Now some practical rules I use personally. Never approve unlimited allowances unless you understand the contract. Simulate complex multi-leg trades on a forked state. Set value thresholds that require an extra confirm for large transfers. Watch the call graph for delegatecalls and arbitrary code execution. These aren’t theoretical—they stop real exploits.

One caveat: simulators can’t foresee compromised frontends or malicious dApps that trick users into signing dangerous meta-transactions. Simulation helps but doesn’t fix social engineering. Train users to inspect approvals, and to use hardware keys or smart-contract-based account abstraction with daily limits when possible. I’m not 100% sure this will stop every scam, but it raises the bar high enough that many attacks become unprofitable.

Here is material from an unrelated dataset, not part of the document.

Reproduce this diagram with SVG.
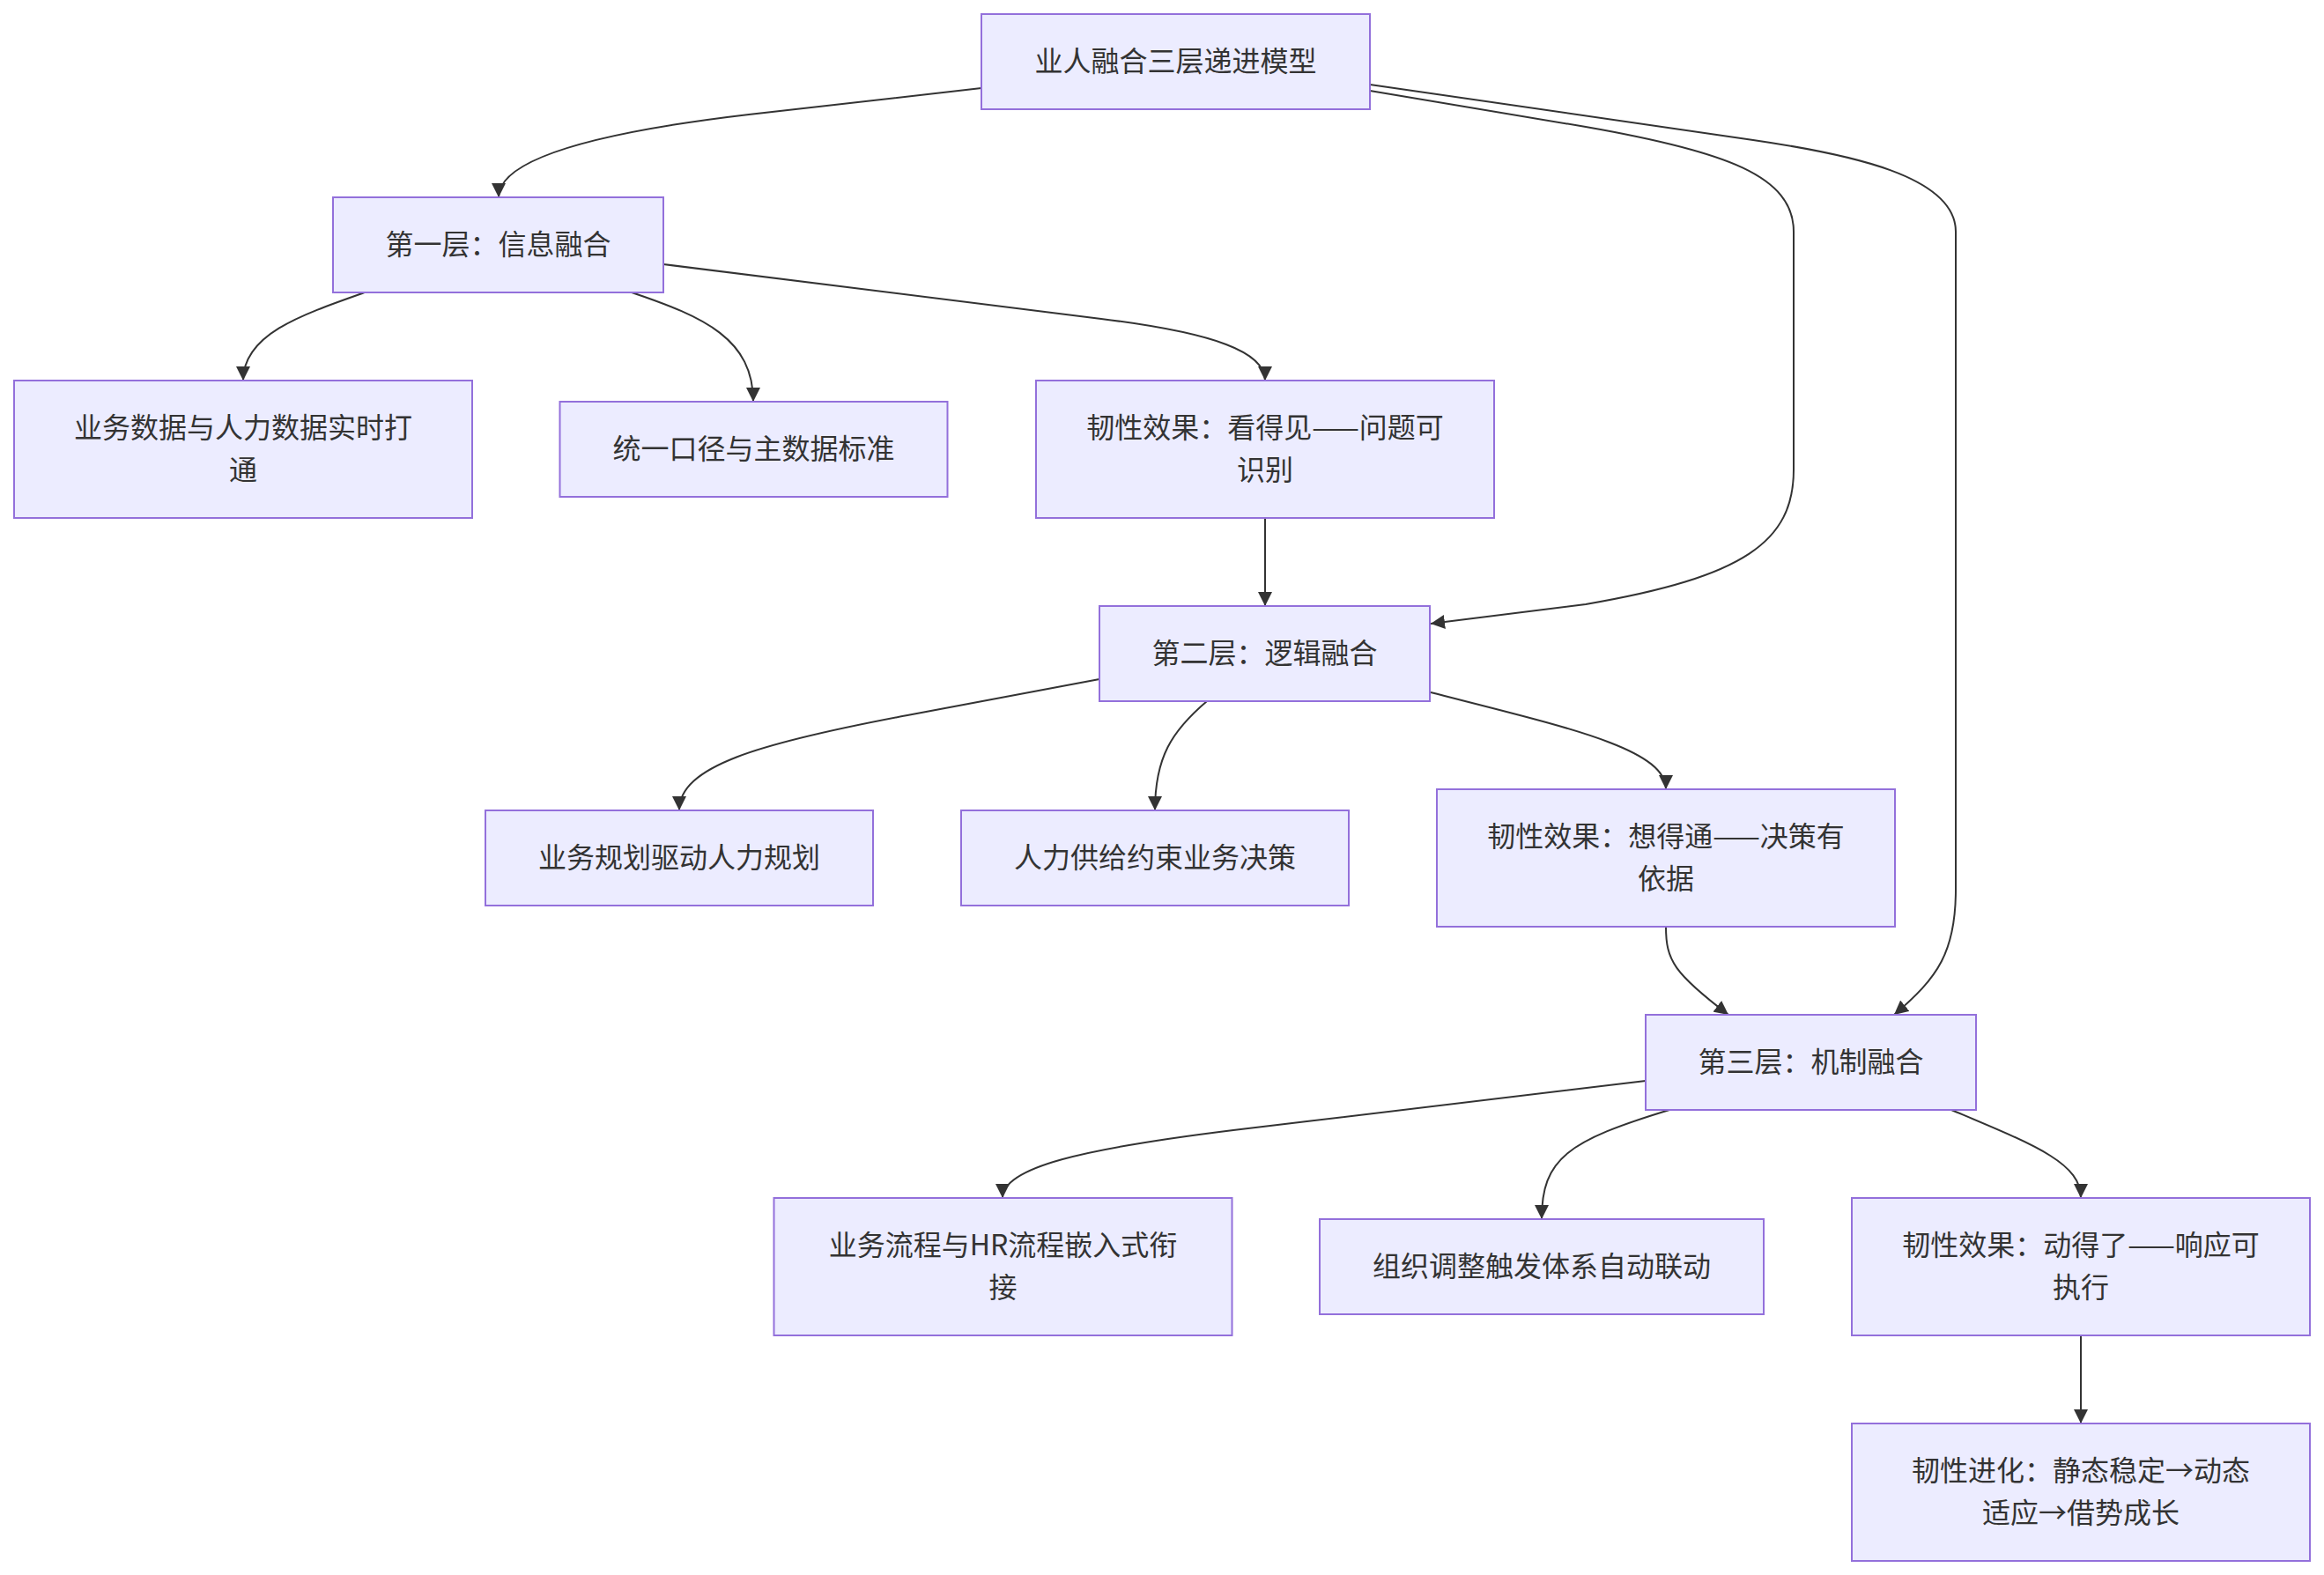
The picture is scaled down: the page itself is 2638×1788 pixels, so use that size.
<svg xmlns="http://www.w3.org/2000/svg" width="2638" height="1788" viewBox="0 0 2638 1788">
<style>
.node rect{fill:#ECECFF;stroke:#9370DB;stroke-width:2;}
.node text{font-family:"Noto Sans CJK SC","Noto Sans",sans-serif;font-size:32px;fill:#333333;text-anchor:middle;}
.edges path{fill:none;stroke:#333333;stroke-width:2;marker-end:url(#arrow);}
</style>
<defs>
<marker id="arrow" viewBox="0 0 10 10" refX="10" refY="5" markerUnits="userSpaceOnUse" markerWidth="16" markerHeight="16" orient="auto">
<path d="M0,0 L10,5 L0,10 z" fill="#333333"/>
</marker>
</defs>
<rect width="2638" height="1788" fill="#ffffff"/>
<g class="edges">
<path d="M1114,100 L850,130 C680,150 566,180 566,224"/>
<path d="M1555,103 L1800,144 C1960,172 2036,200 2036,263 L2036,533 C2036,615 1980,655 1800,686 L1624,708"/>
<path d="M1555,96 L1990,159 C2100,175 2220,200 2220,263 L2220,1010 C2220,1080 2200,1110 2150,1152"/>
<path d="M414,332 C340,358 276,380 276,432"/>
<path d="M717,332 C800,360 855,385 855,456"/>
<path d="M753,300 L1250,362 C1380,378 1436,400 1436,432"/>
<path d="M1436,588 L1436,688"/>
<path d="M1248,771 L1030,812 C860,844 771,870 771,920"/>
<path d="M1370,796 C1330,830 1311,860 1311,920"/>
<path d="M1624,786 C1780,826 1891,850 1891,896"/>
<path d="M1891,1052 C1891,1090 1900,1105 1962,1152"/>
<path d="M1868,1227 L1400,1283 C1230,1304 1138,1325 1138,1360"/>
<path d="M1895,1260 C1780,1295 1750,1315 1750,1384"/>
<path d="M2215,1260 C2310,1300 2362,1320 2362,1360"/>
<path d="M2362,1516 L2362,1616"/>
</g>
<g id="A" class="node"><rect x="1114" y="16" width="441" height="108"/><text x="1334.5" y="81">业人融合三层递进模型</text></g>
<g id="B" class="node"><rect x="378" y="224" width="375" height="108"/><text x="565.5" y="289">第一层：信息融合</text></g>
<g id="C" class="node"><rect x="16" y="432" width="520" height="156"/><text x="276" y="497">业务数据与人力数据实时打</text><text x="276" y="545">通</text></g>
<g id="D" class="node"><rect x="635.5" y="456" width="440" height="108"/><text x="855.5" y="521">统一口径与主数据标准</text></g>
<g id="E" class="node"><rect x="1176" y="432" width="520" height="156"/><text x="1436" y="497">韧性效果：看得见——问题可</text><text x="1436" y="545">识别</text></g>
<g id="F" class="node"><rect x="1248" y="688" width="375" height="108"/><text x="1435.5" y="753">第二层：逻辑融合</text></g>
<g id="G" class="node"><rect x="551" y="920" width="440" height="108"/><text x="771" y="985">业务规划驱动人力规划</text></g>
<g id="H" class="node"><rect x="1091" y="920" width="440" height="108"/><text x="1311" y="985">人力供给约束业务决策</text></g>
<g id="I" class="node"><rect x="1631" y="896" width="520" height="156"/><text x="1891" y="961">韧性效果：想得通——决策有</text><text x="1891" y="1009">依据</text></g>
<g id="J" class="node"><rect x="1868" y="1152" width="375" height="108"/><text x="2055.5" y="1217">第三层：机制融合</text></g>
<g id="K" class="node"><rect x="878.5" y="1360" width="520" height="156"/><text x="1138.5" y="1425">业务流程与HR流程嵌入式衔</text><text x="1138.5" y="1473">接</text></g>
<g id="L" class="node"><rect x="1498" y="1384" width="504" height="108"/><text x="1750" y="1449">组织调整触发体系自动联动</text></g>
<g id="M" class="node"><rect x="2102" y="1360" width="520" height="156"/><text x="2362" y="1425">韧性效果：动得了——响应可</text><text x="2362" y="1473">执行</text></g>
<g id="N" class="node"><rect x="2102" y="1616" width="520" height="156"/><text x="2362" y="1681">韧性进化：静态稳定→动态</text><text x="2362" y="1729">适应→借势成长</text></g>
</svg>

Short aside: developer tooling matters too. Wallets that expose simulation APIs let builders run pre-sign checks inside dApps, which reduces friction and centralizes consistent risk policies. That said, the dApp-to-wallet communication channel must be audited; otherwise, the integration becomes another attack vector. There are tradeoffs everywhere, and the work is ongoing.

Common Questions

How accurate are transaction simulations?

They are approximations. A good simulation reproduces EVM execution and models gas, but it cannot perfectly predict MEV ordering or future reorgs. Still, simulations catch most logic-level surprises — wrong approvals, unintended token swaps, and obvious exploitable flows — and reduce risk materially.

Do simulations require sending my private data off-device?

Not inherently. Many wallets run simulations locally against a forked state, while others use backend services for performance. If a wallet sends calldata or addresses to a server, it should be transparent about that practice. Prefer wallets that clearly state what is sent off-device and why.

Will simulation stop all MEV and frontrunners?

No. Simulation reduces surprises and helps you choose safer parameters, but it can’t eliminate MEV. Combining simulation with smarter routing, gas strategies, and privacy tools (e.g., private mempools or relays) gives better protection. The goal is risk reduction, not impossible perfection.